VC Magazin: Fachkräftemangel, Nachwuchssorgen, Zinssteigerungen – was treibt die Mittelständler in Niedersachsen am meisten um? Was erleben Sie in Gesprächen mit Ihren Portfoliounternehmen?
Köhler: Wir sehen, dass die Geldpolitik wieder gelockert werden könnte, was unseren mittelständischen Unternehmen in Niedersachsen natürlich Investitionen durch sinkende Finanzierungskosten zusätzlich erleichtern würde, und hier mehr Licht in den Markt zurückkommt. Fachkräftemangel ist ein omnipräsentes Thema. Unsere Portfoliounternehmen müssen häufig ihre Planbudgets für Personal anpassen, weil sie mit den ursprünglich eingeplanten Kosten nicht auskommen – wenn sie überhaupt Fachkräfte finden. Weitere Themen, die die Unternehmer umtreiben, sind Dokumentationspflichten und die Bürokratie. Das fängt im Kleinen an, bei Verrechnungsdokumentationen oder der Arbeitszeiterfassung. Auch die DSGVO spielt nach wie vor eine Rolle, weil erst jetzt die Reichweite der erforderlichen Regelungsbedarfe und Absicherungen in den anwendenden Unternehmen in vollem Maß auch durch Rechtsprechung erkennbar wird. Zudem erleben wir auch durch die noch hohen Kapitalkosten Herausforderungen bei der Finanzierung. Oft wird von den Hausbanken unserer Kunden nach Eigenkapitaleinsatz gefragt; hier können wir mit unseren Produkten sehr gut unterstützen.

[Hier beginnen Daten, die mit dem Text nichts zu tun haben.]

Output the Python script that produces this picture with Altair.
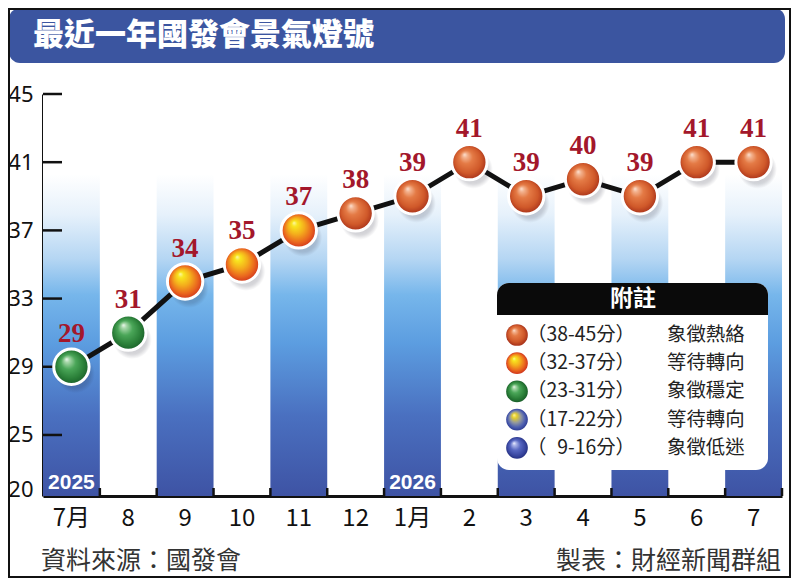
import json
import altair as alt
import pandas as pd

# ---------------- data ----------------
months = ["7月", "8", "9", "10", "11", "12", "1月", "2", "3", "4", "5", "6", "7"]
values = [29, 31, 34, 35, 37, 38, 39, 41, 39, 40, 39, 41, 41]
year_idx = [0, 6]
year_text = ["2025", "2026"]
y_ticks = [45, 41, 37, 33, 29, 25]
y_break_tick = 21.8      # drawn as "20" (broken axis)
y_floor = 21.42
y_top = 45
legend_ranges = ["（38-45分）", "（32-37分）", "（23-31分）", "（17-22分）", "（\u20079-16分）"]
legend_desc = ["象徵熱絡", "等待轉向", "象徵穩定", "等待轉向", "象徵低迷"]
legend_title = "附註"
title_text = "最近一年國發會景氣燈號"
source_text = "資料來源：國發會"
credit_text = "製表：財經新聞群組"

CJK = "Noto Sans CJK TC"


def level(v):
    if v >= 38:
        return "red"
    if v >= 32:
        return "orange"
    return "green"


df = pd.DataFrame({"idx": list(range(len(months))), "value": values})
df["level"] = df["value"].apply(level)
cols = pd.DataFrame({"idx": [i for i in range(len(months)) if i % 2 == 0]})
cols["top"] = y_top
cols["bot"] = y_floor
years = pd.DataFrame({"idx": year_idx, "year": year_text})
years["bot"] = y_floor
edges = pd.DataFrame({"idx": list(range(len(months)))})
edges["bot"] = y_floor
yt = pd.DataFrame({"t": y_ticks})
one = pd.DataFrame({"a": [0]})


def sphere(stops):
    return {
        "gradient": "radial",
        "x1": 0.36, "y1": 0.28, "r1": 0.0,
        "x2": 0.5, "y2": 0.5, "r2": 0.52,
        "stops": [{"offset": o, "color": c} for o, c in stops],
    }


GRAD = {
    "red": sphere([(0, "#fde4d6"), (0.13, "#f3b28e"), (0.36, "#e47a45"),
                   (0.72, "#d0592a"), (1, "#a32d18")]),
    "orange": sphere([(0, "#fdf8b0"), (0.15, "#f8e61e"), (0.45, "#f4ae1c"),
                      (0.76, "#ea661e"), (1, "#cc2e1c")]),
    "green": sphere([(0, "#f2f9f2"), (0.13, "#a9d8ab"), (0.4, "#4aa658"),
                     (0.75, "#2a7f38"), (1, "#185c28")]),
    "yblue": sphere([(0, "#fff6a8"), (0.2, "#e6cf2a"), (0.5, "#9298a0"),
                     (0.78, "#4c5eb0"), (1, "#2c3a90")]),
    "blue": sphere([(0, "#f0f2ff"), (0.16, "#aab3e8"), (0.45, "#5868c2"),
                    (0.78, "#3a48a2"), (1, "#242f80")]),
}
legend_grads = ["red", "orange", "green", "yblue", "blue"]

shadow = {
    "gradient": "radial",
    "x1": 0.5, "y1": 0.5, "r1": 0.0, "x2": 0.5, "y2": 0.5, "r2": 0.5,
    "stops": [
        {"offset": 0.0, "color": "rgba(30,30,50,0.30)"},
        {"offset": 0.75, "color": "rgba(30,30,50,0.18)"},
        {"offset": 1.0, "color": "rgba(30,30,50,0)"},
    ],
}

col_grad = {
    "gradient": "linear", "x1": 0, "y1": 0, "x2": 0, "y2": 1,
    "stops": [
        {"offset": 0.0, "color": "#ffffff"},
        {"offset": 0.2, "color": "#ffffff"},
        {"offset": 0.3, "color": "#e6f1fb"},
        {"offset": 0.41, "color": "#b5d6f3"},
        {"offset": 0.5, "color": "#76b6eb"},
        {"offset": 0.62, "color": "#5c9de0"},
        {"offset": 0.8, "color": "#4a70c0"},
        {"offset": 1.0, "color": "#3e53a4"},
    ],
}

xscale = alt.Scale(paddingInner=0, paddingOuter=0)
yscale = alt.Scale(domain=[y_floor, y_top], nice=False, zero=False)
label_expr = json.dumps(months, ensure_ascii=False) + "[datum.value]"

xaxis = alt.Axis(labelExpr=label_expr, labelAngle=0, labelFont=CJK,
                 labelFontSize=24, labelColor="#111", labelPadding=10,
                 ticks=False, domainColor="#111", domainWidth=3, grid=False)
yaxis = alt.Axis(values=y_ticks + [y_break_tick],
                 labelExpr="datum.value < 22 ? '20' : datum.label",
                 labelFont="Noto Sans", labelFontSize=22, labelColor="#111",
                 labelPadding=10, ticks=False, domainColor="#111",
                 domainWidth=3, grid=False)


def X():
    return alt.X("idx:O", scale=xscale, title=None, axis=xaxis)


def Y(field):
    return alt.Y(field, type="quantitative", scale=yscale, title=None, axis=yaxis)


columns = alt.Chart(cols).mark_bar(fill=col_grad, strokeWidth=0).encode(
    x=X(), y=Y("top"), y2="bot:Q",
)
years_txt = alt.Chart(years).mark_text(
    font="Liberation Sans", fontWeight="bold", fontSize=21, color="white",
    baseline="bottom", dy=-3,
).encode(x=X(), y=Y("bot"), text="year:N")

xt = alt.Chart(edges).mark_rule(color="#111", strokeWidth=2.5, xOffset=28.42).encode(
    x=X(), y=Y("bot"), y2=alt.value(394),
)
ytk = alt.Chart(yt).mark_rule(color="#111", strokeWidth=2.5).encode(
    y=Y("t"), x=alt.value(0), x2=alt.value(19)
)

line = alt.Chart(df).mark_line(color="#111", strokeWidth=5).encode(x=X(), y=Y("value"))
shadows = alt.Chart(df).mark_circle(size=1500, fill=shadow, opacity=1,
                                    xOffset=4, yOffset=7).encode(x=X(), y=Y("value"))
balls = [
    alt.Chart(df).transform_filter(alt.datum.level == lv).mark_circle(
        size=1250, fill=GRAD[lv], fillOpacity=1, opacity=1,
        stroke="white", strokeWidth=3,
    ).encode(x=X(), y=Y("value"))
    for lv in ["green", "orange", "red"]
]
labels = alt.Chart(df).mark_text(
    font="Liberation Serif", fontWeight="bold", fontSize=27, color="#a3172b",
    baseline="alphabetic", dy=-25,
).encode(x=X(), y=Y("value"), text="value:Q")

# ---------------- decorations ----------------
frame = alt.Chart(one).mark_rect(fill="transparent", stroke="#111", strokeWidth=2).encode(
    x=alt.value(-34), x2=alt.value(747), y=alt.value(-85), y2=alt.value(483))
title_bar = alt.Chart(one).mark_rect(color="#3b55a0", cornerRadius=11).encode(
    x=alt.value(-34), x2=alt.value(742), y=alt.value(-86), y2=alt.value(-31))
title = alt.Chart(one).mark_text(
    text=title_text, font=CJK, fontSize=31, fontWeight=900, color="white",
    align="left", baseline="middle").encode(x=alt.value(-10), y=alt.value(-58))

src = alt.Chart(one).mark_text(
    text=source_text, font=CJK, fontSize=25, color="#333", align="left",
    baseline="middle").encode(x=alt.value(-2), y=alt.value(467))
credit = alt.Chart(one).mark_text(
    text=credit_text, font=CJK, fontSize=25, color="#333", align="right",
    baseline="middle").encode(x=alt.value(738), y=alt.value(467))

lg = [
    alt.Chart(one).mark_rect(color="white", cornerRadius=12).encode(
        x=alt.value(454), x2=alt.value(725), y=alt.value(189), y2=alt.value(376)),
    alt.Chart(one).mark_rect(color="#0a0a0a", cornerRadiusTopLeft=12,
                             cornerRadiusTopRight=12).encode(
        x=alt.value(454), x2=alt.value(725), y=alt.value(189), y2=alt.value(221)),
    alt.Chart(one).mark_text(text=legend_title, font=CJK, fontSize=23,
                             fontWeight="bold", color="white",
                             baseline="middle").encode(
        x=alt.value(590), y=alt.value(205)),
]
for i, (rng, desc, g) in enumerate(zip(legend_ranges, legend_desc, legend_grads)):
    ry = 241 + i * 28.2
    lg.append(alt.Chart(one).mark_circle(size=470, fill=GRAD[g], fillOpacity=1,
                                         opacity=1).encode(
        x=alt.value(474), y=alt.value(ry)))
    lg.append(alt.Chart(one).mark_text(text=rng, font=CJK, fontSize=19.4,
                                       color="#222", align="left",
                                       baseline="middle").encode(
        x=alt.value(484), y=alt.value(ry)))
    lg.append(alt.Chart(one).mark_text(text=desc, font=CJK, fontSize=19.4,
                                       color="#222", align="left",
                                       baseline="middle").encode(
        x=alt.value(624), y=alt.value(ry)))

chart = alt.layer(
    columns, years_txt, xt, ytk, line, shadows, *balls, labels,
    *lg, title_bar, title, src, credit, frame,
).properties(
    width=739, height=402,
    autosize=alt.AutoSizeParams(type="none"),
    padding={"left": 35, "top": 86, "right": 10, "bottom": 82},
    background="white",
).configure_view(stroke=None)

chart.save("out.html", embed_options={"renderer": "svg", "actions": False})
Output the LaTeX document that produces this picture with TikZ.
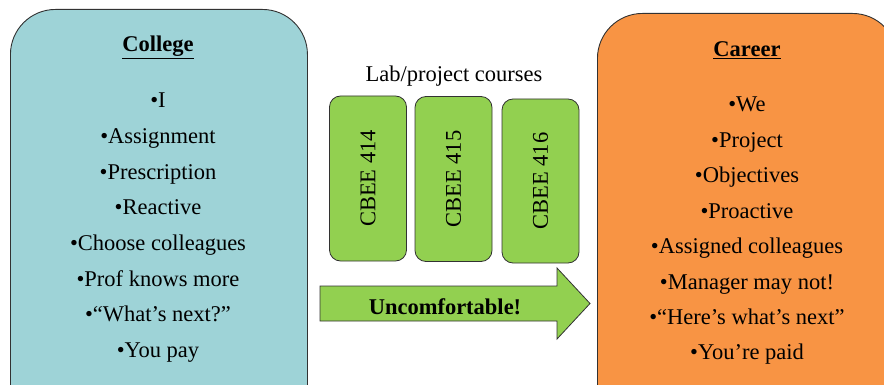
\documentclass[tikz,border=0pt]{standalone}
\usepackage{fontspec}
\setmainfont{Liberation Serif}
\usepackage{graphicx}
\definecolor{collegec}{RGB}{158,211,215}
\definecolor{careerc}{RGB}{248,148,68}
\definecolor{greenc}{RGB}{146,208,80}
\definecolor{edgec}{RGB}{50,50,50}
\begin{document}
\begin{tikzpicture}[x=1pt,y=-1pt,
  bigbox/.style={draw=edgec, line width=0.9pt, rounded corners=45pt, inner sep=0pt, anchor=north west},
  course/.style={draw=edgec, line width=0.8pt, fill=greenc, rounded corners=11pt, inner sep=0pt,
    minimum width=77pt, minimum height=165pt, font=\fontsize{22.5}{26}\selectfont},
  item/.style={font=\fontsize{22.5}{26}\selectfont, inner sep=0pt, anchor=base},
  head/.style={font=\fontsize{22.5}{26}\selectfont\bfseries, inner sep=0pt, anchor=base},
]
\useasboundingbox (0,0) rectangle (884,385);
\begin{scope}
\clip (0,0) rectangle (884,385);
\node[bigbox, fill=collegec, minimum width=297pt, minimum height=440pt] (college) at (10,9) {};
\node[bigbox, fill=careerc, minimum width=300pt, minimum height=440pt] (career) at (597,13) {};
\end{scope}

% College list
\node[head] (ct) at (158,52) {\underline{College}};
\node[item] (c1) at (158,108) {•I};
\node[item] (c2) at (158,143.6) {•Assignment};
\node[item] (c3) at (158,179.2) {•Prescription};
\node[item] (c4) at (158,214.8) {•Reactive};
\node[item] (c5) at (158,250.4) {•Choose colleagues};
\node[item] (c6) at (158,286) {•Prof knows more};
\node[item] (c7) at (158,321.6) {•“What’s next?”};
\node[item] (c8) at (158,357.2) {•You pay};

% Career list
\node[head] (rt) at (747,57) {\underline{Career}};
\node[item] (r1) at (747,112) {•We};
\node[item] (r2) at (747,147.4) {•Project};
\node[item] (r3) at (747,182.8) {•Objectives};
\node[item] (r4) at (747,218.2) {•Proactive};
\node[item] (r5) at (747,253.6) {•Assigned colleagues};
\node[item] (r6) at (747,289) {•Manager may not!};
\node[item] (r7) at (747,324.4) {•“Here’s what’s next”};
\node[item] (r8) at (747,359.8) {•You’re paid};

% Courses
\node[item] (lab) at (454,82) {Lab/project courses};
\node[course] (k1) at (368,178.5) {\rotatebox{90}{CBEE 414}};
\node[course] (k2) at (453.5,179) {\rotatebox{90}{CBEE 415}};
\node[course, minimum height=164pt] (k3) at (540.5,181) {\rotatebox{90}{CBEE 416}};

% Arrow
\draw[draw=edgec, line width=0.8pt, fill=greenc, line join=miter]
  (320,286) -- (557,286) -- (557,268) -- (590,303.5) -- (557,339) -- (557,321) -- (320,321) -- cycle;
\node[head] (unc) at (445,314) {Uncomfortable!};
\end{tikzpicture}
\end{document}
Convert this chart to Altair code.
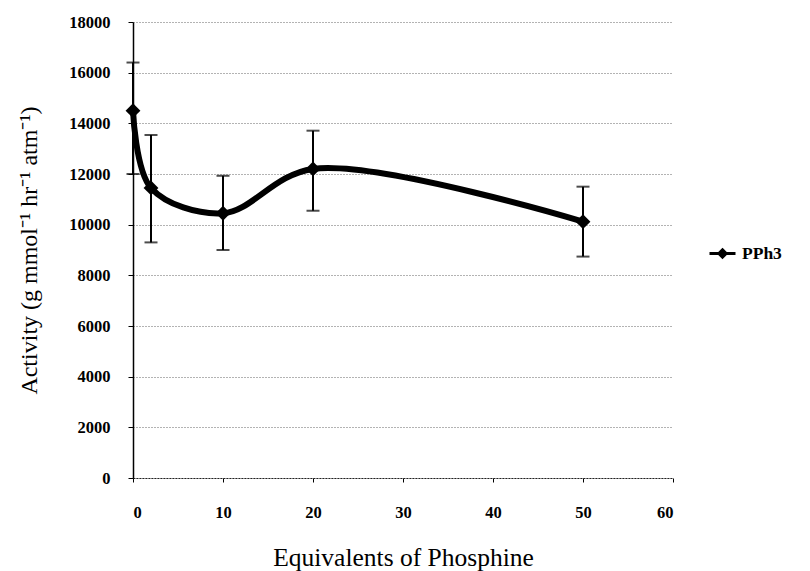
import altair as alt
import pandas as pd

# Catalyst activity vs. equivalents of added phosphine
equivalents = [0, 2, 10, 20, 50]
activity = [14500, 11450, 10450, 12200, 10120]
err_low = [12000, 9300, 9000, 10550, 8740]
err_high = [16400, 13540, 11930, 13710, 11500]
series = ["PPh3"] * len(equivalents)

df = pd.DataFrame({
    "eq": equivalents,
    "act": activity,
    "lo": err_low,
    "hi": err_high,
    "series": series,
})

serif = "Liberation Serif"

x_enc = alt.X(
    "eq:Q",
    scale=alt.Scale(domain=[0, 60], nice=False),
    axis=alt.Axis(
        values=[0, 10, 20, 30, 40, 50, 60],
        format="d",
        title="Equivalents of Phosphine",
        grid=False,
        tickSize=4,
        labelPadding=22,
        titlePadding=25,
        titleFontSize=25.5,
    ),
)
y_enc = alt.Y(
    "act:Q",
    scale=alt.Scale(domain=[0, 18000], nice=False),
    axis=alt.Axis(
        values=list(range(0, 18001, 2000)),
        format="d",
        title="Activity (g mmol⁻¹ hr⁻¹ atm⁻¹)",
        grid=True,
        tickSize=5,
        labelPadding=18,
        titlePadding=27,
        titleFontSize=24,
    ),
)

base = alt.Chart(df)

bars = base.mark_rule(color="black", strokeWidth=2).encode(
    x=x_enc, y=alt.Y("lo:Q"), y2="hi:Q"
)
cap_hi = base.mark_tick(color="black", thickness=2, size=13, orient="horizontal").encode(
    x="eq:Q", y="hi:Q"
)
cap_lo = base.mark_tick(color="black", thickness=2, size=13, orient="horizontal").encode(
    x="eq:Q", y="lo:Q"
)

line = base.mark_line(color="black", strokeWidth=6, interpolate="catmull-rom").encode(
    x=x_enc, y=y_enc
)

# legend glyph: short line through a diamond
legend_symbol = "M-1,0H1M0,-0.28L0.28,0L0,0.28L-0.28,0Z"

points = base.mark_point(shape="diamond", filled=True, size=220, opacity=1).encode(
    x="eq:Q",
    y="act:Q",
    color=alt.Color(
        "series:N",
        scale=alt.Scale(range=["black"]),
        legend=alt.Legend(
            title=None,
            orient="none",
            legendX=575,
            legendY=217,
            symbolType=legend_symbol,
            symbolSize=676,
            symbolStrokeWidth=3,
            symbolStrokeColor="black",
            symbolFillColor="black",
            labelFont=serif,
            labelFontSize=17.5,
            labelFontWeight="bold",
            labelColor="black",
            labelOffset=5,
        ),
    ),
)

chart = (
    alt.layer(bars, cap_hi, cap_lo, line, points)
    .properties(
        width=540,
        height=456,
        autosize=alt.AutoSizeParams(type="none"),
        padding={"left": 133, "top": 22, "right": 137, "bottom": 93},
        background="white",
    )
    .configure_view(stroke=None)
    .configure_axis(
        labelFont=serif,
        labelFontSize=16.5,
        labelFontWeight="bold",
        labelColor="black",
        titleFont=serif,
        titleFontWeight="normal",
        titleColor="black",
        domainColor="black",
        tickColor="black",
        gridColor="#666666",
        gridDash=[1, 2],
        gridWidth=1,
    )
    .configure_axisY(domainWidth=1.5)
    .configure_axisX(domainDash=[2, 1], domainColor="#222222")
)

chart.save("out.html", embed_options={"renderer": "svg", "actions": False})
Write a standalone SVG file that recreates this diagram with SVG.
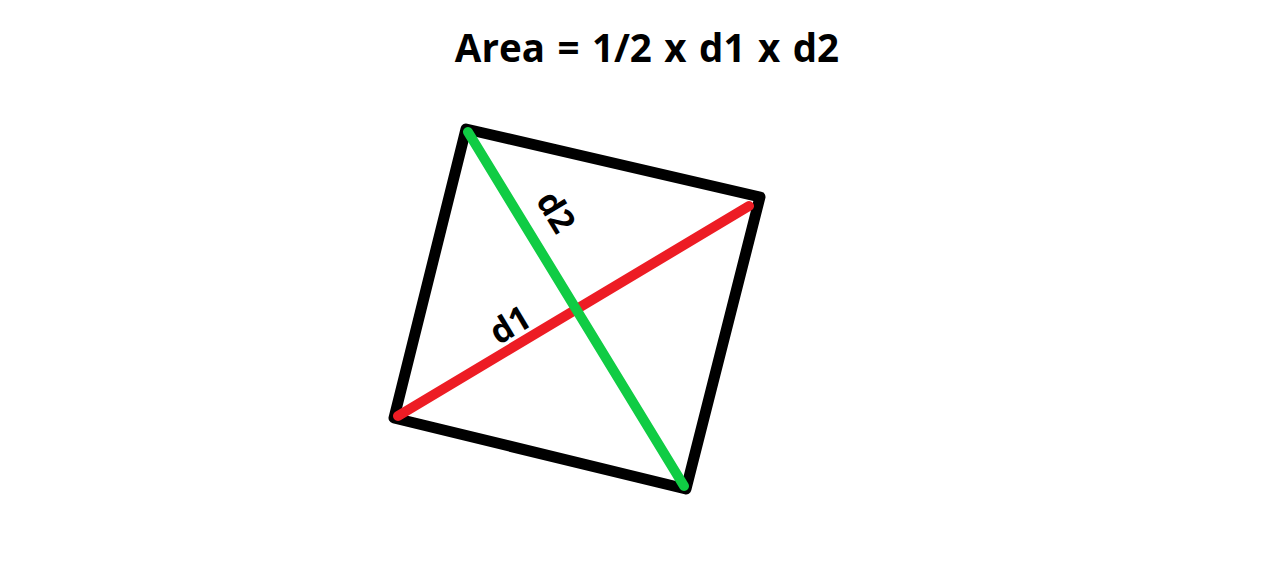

VC Magazin: Welche Erwartungen haben Sie für den Venture Capital- und Mittelstandsmarkt in nächster Zeit?
Siegfried: Nicht nur die niedersächsische, sondern die gesamte Wirtschaft steht unter einem unglaublich hohen Transformationsdruck – auch mit Blick auf die geforderte Klimaneutralität. Hier wird ein gewaltiger Bedarf anrollen, der mit Investitionen einhergeht, aber keine unmittelbar höheren Erträge einbringt, sondern eher den Status quo sichert. In diesen Fällen wollen wir auch mit der Bereitstellung von Beteiligungskapital zur Eigenkapitalstärkung und Finanzierung dieser Investitionsbedarfe beitragen. Hier sehen wir als Teil einer Förderbank eine besondere Verantwortung. Ich würde mich außerdem freuen, wenn es uns gelingt, unsere Portfoliounternehmen auch untereinander zu vernetzen und diese sich gegenseitig unterstützen. Unser Ziel ist es, Unternehmen wachsen und Mehrwert stiften zu sehen. Das steht vor der Renditeerwartung, denn wir möchten die Unternehmen wirklich voranbringen.
VC Magazin: Vielen Dank für das Gespräch.
Über die Interviewpartner:
Christoph Siegfried ist Geschäftsführer der NBank Capital und gleichzeitig Leiter des Bereichs Beteiligungen bei der NBank. Simon Köhler ist stellvertretender Bereichsleiter und verantwortet als Geschäftsführer der NBank Capital die mittelständischen Unternehmen. Ralf Borchers ist bereits seit drei Jahren Geschäftsführer bei der NBank Capital und betreut das Feld der Start-ups.